╭──

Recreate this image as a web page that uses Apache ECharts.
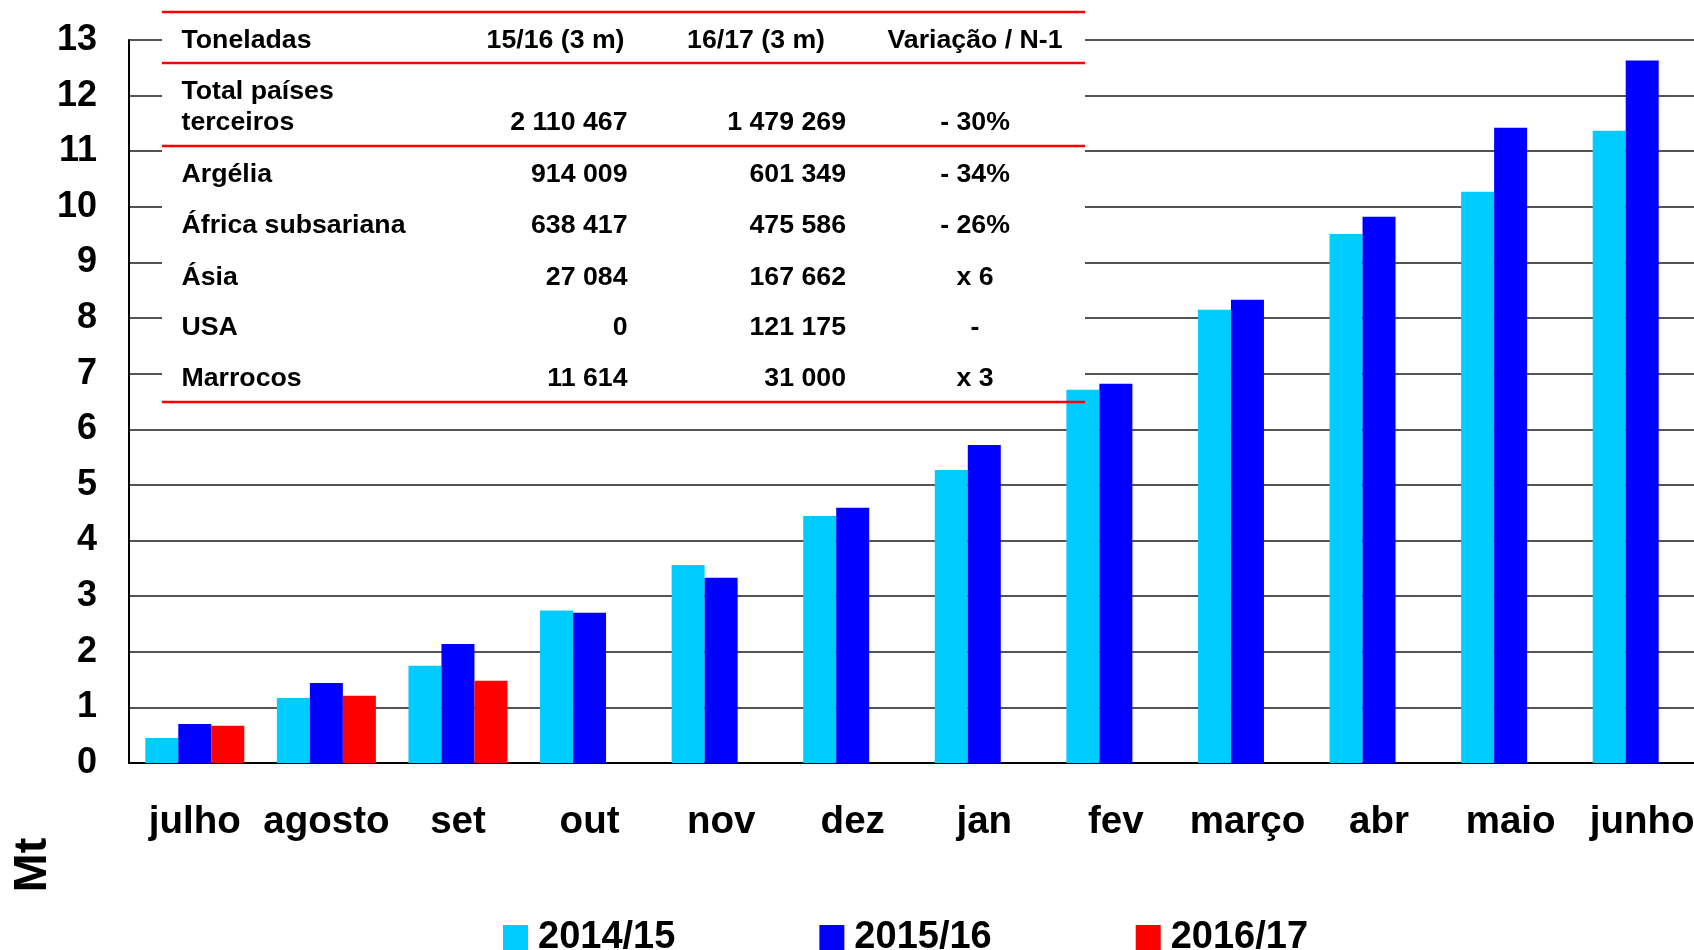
<!DOCTYPE html>
<html>
<head>
<meta charset="utf-8">
<script src="https://cdn.jsdelivr.net/npm/echarts@6/dist/echarts.min.js"></script>
<style>
html,body{margin:0;padding:0;background:#fff;}
#chart{width:1694px;height:950px;}
</style>
</head>
<body>
<div id="chart"></div>
<script>
// ---- data ----
const categories = ['julho','agosto','set','out','nov','dez','jan','fev','março','abr','maio','junho'];
const s2014 = [0.45, 1.17, 1.75, 2.74, 3.56, 4.44, 5.27, 6.71, 8.15, 9.51, 10.27, 11.37];
const s2015 = [0.70, 1.44, 2.14, 2.70, 3.33, 4.59, 5.72, 6.82, 8.33, 9.82, 11.42, 12.63];
const s2016 = [0.67, 1.21, 1.48, null, null, null, null, null, null, null, null, null];
const seriesNames = ['2014/15', '2015/16', '2016/17'];
const yTicks = [0,1,2,3,4,5,6,7,8,9,10,11,12,13];

const tableHeader = ['Toneladas', '15/16 (3 m)', '16/17 (3 m)', 'Variação / N-1'];
const tableNames = ['Total países\nterceiros', 'Argélia', 'África subsariana', 'Ásia', 'USA', 'Marrocos'];
const tableCol1 = ['2 110 467', '914 009', '638 417', '27 084', '0', '11 614'];
const tableCol2 = ['1 479 269', '601 349', '475 586', '167 662', '121 175', '31 000'];
const tableCol3 = ['- 30%', '- 34%', '- 26%', 'x 6', '-', 'x 3'];

// ---- layout / style ----
const FONT = "'Liberation Sans', Arial, sans-serif";
const colors = ['#00CCFF', '#0000FF', '#FF0000'];
const T = {x0: 162, x1: 1085, top: 12, bottom: 402};
const redYs = [12, 63, 146, 402];
const rowY = [123, 175, 226, 277.5, 328, 379];
const headerY = 41;
const colName = 181.5, col1R = 627.5, col2R = 846, col3C = 975;

const g = [];
g.push({type:'rect', z:1, shape:{x:T.x0, y:T.top, width:T.x1-T.x0, height:T.bottom-T.top}, style:{fill:'#fff'}});
redYs.forEach(y => g.push({type:'line', z:10, shape:{x1:T.x0, y1:y, x2:T.x1, y2:y}, style:{stroke:'#FF0000', lineWidth:2.5}}));
function txt(x, y, s, align) {
  g.push({type:'text', z:10, x:x, y:y, style:{text:s, fill:'#000', font:"bold 26.7px " + FONT, align:align, verticalAlign:'middle'}});
}
txt(colName, headerY, tableHeader[0], 'left');
txt(624.5, headerY, tableHeader[1], 'right');
txt(825, headerY, tableHeader[2], 'right');
txt(col3C, headerY, tableHeader[3], 'center');
tableNames.forEach((n, i) => {
  if (n.indexOf('\n') >= 0) {
    const parts = n.split('\n');
    txt(colName, 92, parts[0], 'left');
    txt(colName, rowY[i], parts[1], 'left');
  } else {
    txt(colName, rowY[i], n, 'left');
  }
  txt(col1R, rowY[i], tableCol1[i], 'right');
  txt(col2R, rowY[i], tableCol2[i], 'right');
  txt(col3C, rowY[i], tableCol3[i], 'center');
});
g.push({type:'text', z:10, x:33, y:865, rotation:Math.PI/2,
  style:{text:'Mt', fill:'#000', font:"bold 47px " + FONT, align:'center', verticalAlign:'middle'}});

const chart = echarts.init(document.getElementById('chart'), null, {renderer:'canvas'});
chart.setOption({
  animation: false,
  backgroundColor: '#fff',
  grid: {left:129, top:40, width:1579, height:723, containLabel:false, outerBoundsMode:'none'},
  legend: {
    data: seriesNames, left: 498, top: 914, itemWidth: 25, itemHeight: 26, icon: 'rect',
    itemGap: 144,
    textStyle: {fontFamily: FONT, fontWeight: 'bold', fontSize: 38, color: '#000', padding:[0,0,0,5]}
  },
  xAxis: {
    type: 'category', data: categories,
    axisLine: {show: true, lineStyle: {color: '#000', width: 2}},
    axisTick: {show: false},
    axisLabel: {interval: 0, margin: 40, fontFamily: FONT, fontWeight: 'bold', fontSize: 38.5, color: '#000'}
  },
  yAxis: {
    type: 'value', min: yTicks[0], max: yTicks[yTicks.length-1], interval: 1,
    axisLine: {show: true, lineStyle: {color: '#000', width: 2}},
    axisTick: {show: false},
    axisLabel: {margin: 32, padding:[8,0,0,0], fontFamily: FONT, fontWeight: 'bold', fontSize: 36, color: '#000'},
    splitLine: {show: true, lineStyle: {color: '#1a1a1a', width: 1.6}}
  },
  graphic: g,
  series: [
    {name: seriesNames[0], type: 'bar', data: s2014, barWidth: 33, barGap: '0%', itemStyle: {color: colors[0]}},
    {name: seriesNames[1], type: 'bar', data: s2015, barWidth: 33, barGap: '0%', itemStyle: {color: colors[1]}},
    {name: seriesNames[2], type: 'bar', data: s2016, barWidth: 33, barGap: '0%', itemStyle: {color: colors[2]}}
  ]
});
</script>
</body>
</html>
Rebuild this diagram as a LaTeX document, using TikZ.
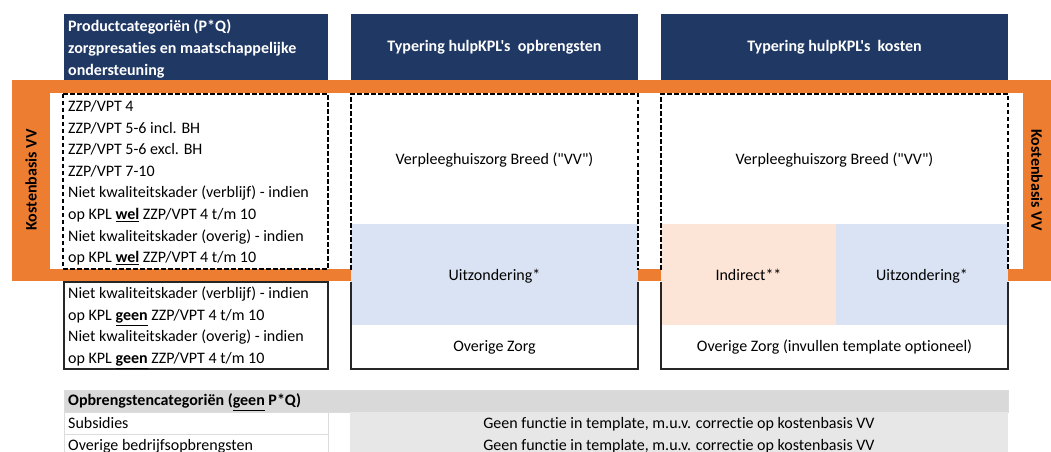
\documentclass[tikz,border=0pt]{standalone}
\usepackage{fontspec}
\setmainfont{Carlito}[Ligatures={TeXOff,NoCommon}]
\definecolor{navy}{HTML}{203864}
\definecolor{orng}{HTML}{ED7D31}
\definecolor{lblue}{HTML}{DAE3F3}
\definecolor{peach}{HTML}{FCE4D6}
\definecolor{hgray}{HTML}{D9D9D9}
\definecolor{rgray}{HTML}{E7E7E7}
\definecolor{cellline}{HTML}{DCDCDC}
\begin{document}
\begin{tikzpicture}[x=1bp,y=-1bp,
  txt/.style={inner sep=0pt, font=\fontsize{16bp}{19bp}\selectfont},
  ltxt/.style={txt, anchor=base west},
  ctxt/.style={txt, anchor=base},
  htxt/.style={inner sep=0pt, text=white, font=\fontsize{16bp}{19bp}\selectfont\bfseries},
  vtxt/.style={inner sep=0pt, font=\fontsize{16bp}{19bp}\selectfont\bfseries, anchor=center},
  dashbox/.style={draw=black, line width=1.4bp, dash pattern=on 4.5bp off 2.5bp},
  solidbox/.style={draw=black!85, line width=1.3bp},
  hdrbox/.style={fill=navy, draw=none},
]
\useasboundingbox (0,0) rectangle (1051,452);
\clip (0,0) rectangle (1051,452);

% orange frame "Kostenbasis VV"
\fill[orng] (12,80) rectangle (1051,281);
\fill[white] (50,93) rectangle (1023,269);

% headers
\fill[hdrbox] (64,14) rectangle (328,80);
\fill[hdrbox] (351,14) rectangle (638,80);
\fill[hdrbox] (661,14) rectangle (1008,80);
\node[htxt, anchor=base west] (h1a) at (68,32) {Productcategoriën (P*Q)};
\node[htxt, anchor=base west] (h1b) at (68,54) {zorgpresaties en maatschappelijke};
\node[htxt, anchor=base west] (h1c) at (68,76) {ondersteuning};
\node[htxt, anchor=base] (h2) at (494.5,52) {Typering hulpKPL's~ opbrengsten};
\node[htxt, anchor=base] (h3) at (834.5,52) {Typering hulpKPL's~ kosten};

% coloured regions
\fill[lblue] (351,224) rectangle (638,325);
\fill[peach] (661,224) rectangle (836,325);
\fill[lblue] (836,224) rectangle (1008,325);

% box 1 lower (solid)
\draw[solidbox, fill=white] (64,282) rectangle (328,369);
% box 1 upper (dashed)
\draw[dashbox] (63,94) rectangle (328,269);
% box 2
\draw[dashbox] (351,270) -- (351,94) -- (638,94) -- (638,270);
\draw[solidbox] (351,282) -- (351,369) -- (638,369) -- (638,282);
% box 3
\draw[dashbox] (661,270) -- (661,94) -- (1008,94) -- (1008,270);
\draw[solidbox] (661,282) -- (661,369) -- (1008,369) -- (1008,282);

% labels Kostenbasis VV
\node[vtxt, rotate=90] (kbl) at (31,180) {Kostenbasis VV};
\node[vtxt, rotate=-90] (kbr) at (1037,180) {Kostenbasis VV};

% box 1 texts
\node[ltxt] (p1) at (68,112) {ZZP/VPT 4};
\node[ltxt] (p2) at (68,133.5) {ZZP/VPT 5-6 incl. BH};
\node[ltxt] (p3) at (68,155) {ZZP/VPT 5-6 excl. BH};
\node[ltxt] (p4) at (68,176.5) {ZZP/VPT 7-10};
\node[ltxt] (p5) at (68,198) {Niet kwaliteitskader (verblijf) - indien};
\node[ltxt] (p6) at (68,220) {op KPL \textbf{\underline{wel}} ZZP/VPT 4 t/m 10};
\node[ltxt] (p7) at (68,241.5) {Niet kwaliteitskader (overig) - indien};
\node[ltxt] (p8) at (68,263) {op KPL \textbf{\underline{wel}} ZZP/VPT 4 t/m 10};
\node[ltxt] (q1) at (68,299) {Niet kwaliteitskader (verblijf) - indien};
\node[ltxt] (q2) at (68,321) {op KPL \textbf{\underline{geen}} ZZP/VPT 4 t/m 10};
\node[ltxt] (q3) at (68,342) {Niet kwaliteitskader (overig) - indien};
\node[ltxt] (q4) at (68,364) {op KPL \textbf{\underline{geen}} ZZP/VPT 4 t/m 10};

% box 2 texts
\node[ctxt] (o1) at (494.5,165) {Verpleeghuiszorg Breed ("VV")};
\node[ctxt] (o2) at (494.5,281) {Uitzondering*};
\node[ctxt] (o3) at (494.5,352) {Overige Zorg};

% box 3 texts
\node[ctxt] (k1) at (834.5,165) {Verpleeghuiszorg Breed ("VV")};
\node[ctxt] (k2) at (748.5,281) {Indirect**};
\node[ctxt] (k3) at (922,281) {Uitzondering*};
\node[ctxt] (k4) at (834.5,352) {Overige Zorg (invullen template optioneel)};

% bottom table
\fill[hgray] (64,390) rectangle (1008,412);
\draw[cellline, line width=0.8bp] (64,390) rectangle (1008,412);
\draw[cellline, line width=0.8bp, fill=white] (64,412) rectangle (328,434);
\draw[cellline, line width=0.8bp, fill=white] (64,434) rectangle (328,456);
\fill[rgray] (350,412) rectangle (1008,456);
\node[ltxt, font=\fontsize{16bp}{19bp}\selectfont\bfseries] (b0) at (68,406) {Opbrengstencategoriën (\underline{geen} P*Q)};
\node[ltxt] (b1) at (68,428) {Subsidies};
\node[ltxt] (b2) at (68,450) {Overige bedrijfsopbrengsten};
\node[ctxt] (g1) at (679,428) {Geen functie in template, m.u.v. correctie op kostenbasis VV};
\node[ctxt] (g2) at (679,450) {Geen functie in template, m.u.v. correctie op kostenbasis VV};
\end{tikzpicture}
\end{document}
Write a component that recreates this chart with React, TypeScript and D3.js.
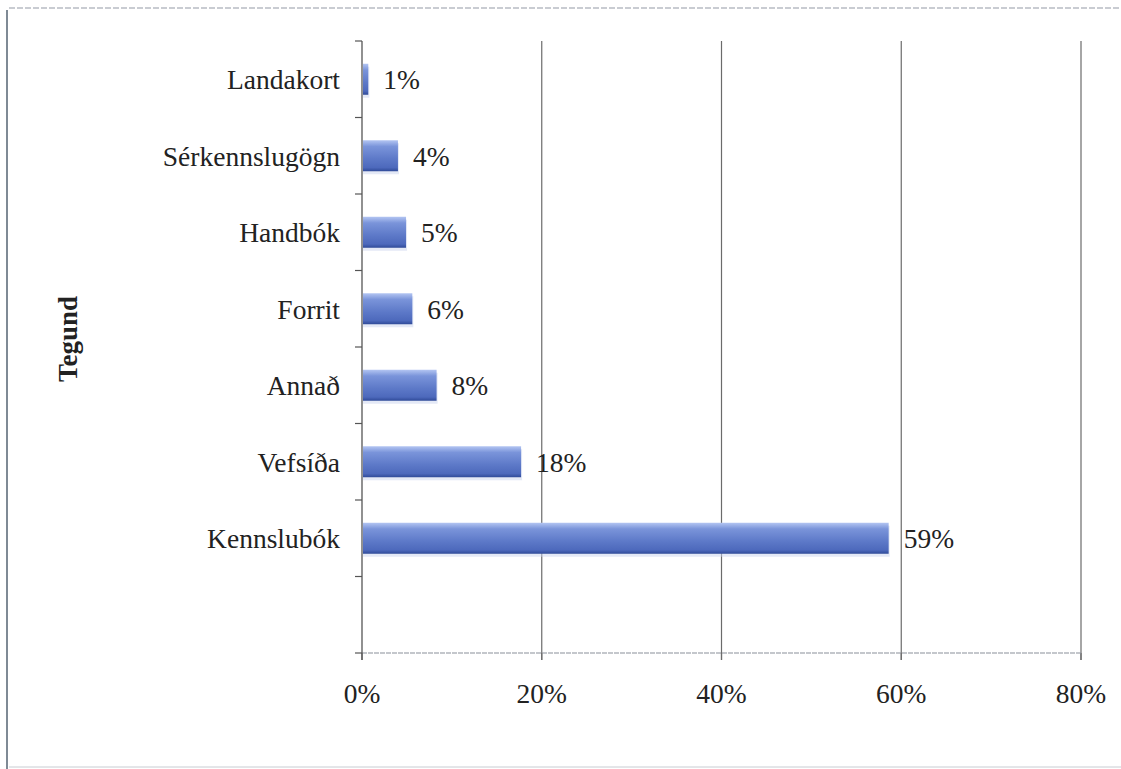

╰──

__YOUR GOAL__
With the pictures left out, restate word for word every line of the data above, from the first down to the line that contains "const tableCol3 = ['- 30%', '- 34%', '- 26%', 'x".

__SOLVED EXERCISE__
Recreate this image as a web page that uses Apache ECharts.
<!DOCTYPE html>
<html>
<head>
<meta charset="utf-8">
<script src="https://cdn.jsdelivr.net/npm/echarts@6/dist/echarts.min.js"></script>
<style>
html,body{margin:0;padding:0;background:#fff;}
#chart{width:1694px;height:950px;}
</style>
</head>
<body>
<div id="chart"></div>
<script>
// ---- data ----
const categories = ['julho','agosto','set','out','nov','dez','jan','fev','março','abr','maio','junho'];
const s2014 = [0.45, 1.17, 1.75, 2.74, 3.56, 4.44, 5.27, 6.71, 8.15, 9.51, 10.27, 11.37];
const s2015 = [0.70, 1.44, 2.14, 2.70, 3.33, 4.59, 5.72, 6.82, 8.33, 9.82, 11.42, 12.63];
const s2016 = [0.67, 1.21, 1.48, null, null, null, null, null, null, null, null, null];
const seriesNames = ['2014/15', '2015/16', '2016/17'];
const yTicks = [0,1,2,3,4,5,6,7,8,9,10,11,12,13];

const tableHeader = ['Toneladas', '15/16 (3 m)', '16/17 (3 m)', 'Variação / N-1'];
const tableNames = ['Total países\nterceiros', 'Argélia', 'África subsariana', 'Ásia', 'USA', 'Marrocos'];
const tableCol1 = ['2 110 467', '914 009', '638 417', '27 084', '0', '11 614'];
const tableCol2 = ['1 479 269', '601 349', '475 586', '167 662', '121 175', '31 000'];
const tableCol3 = ['- 30%', '- 34%', '- 26%', 'x 6', '-', 'x 3'];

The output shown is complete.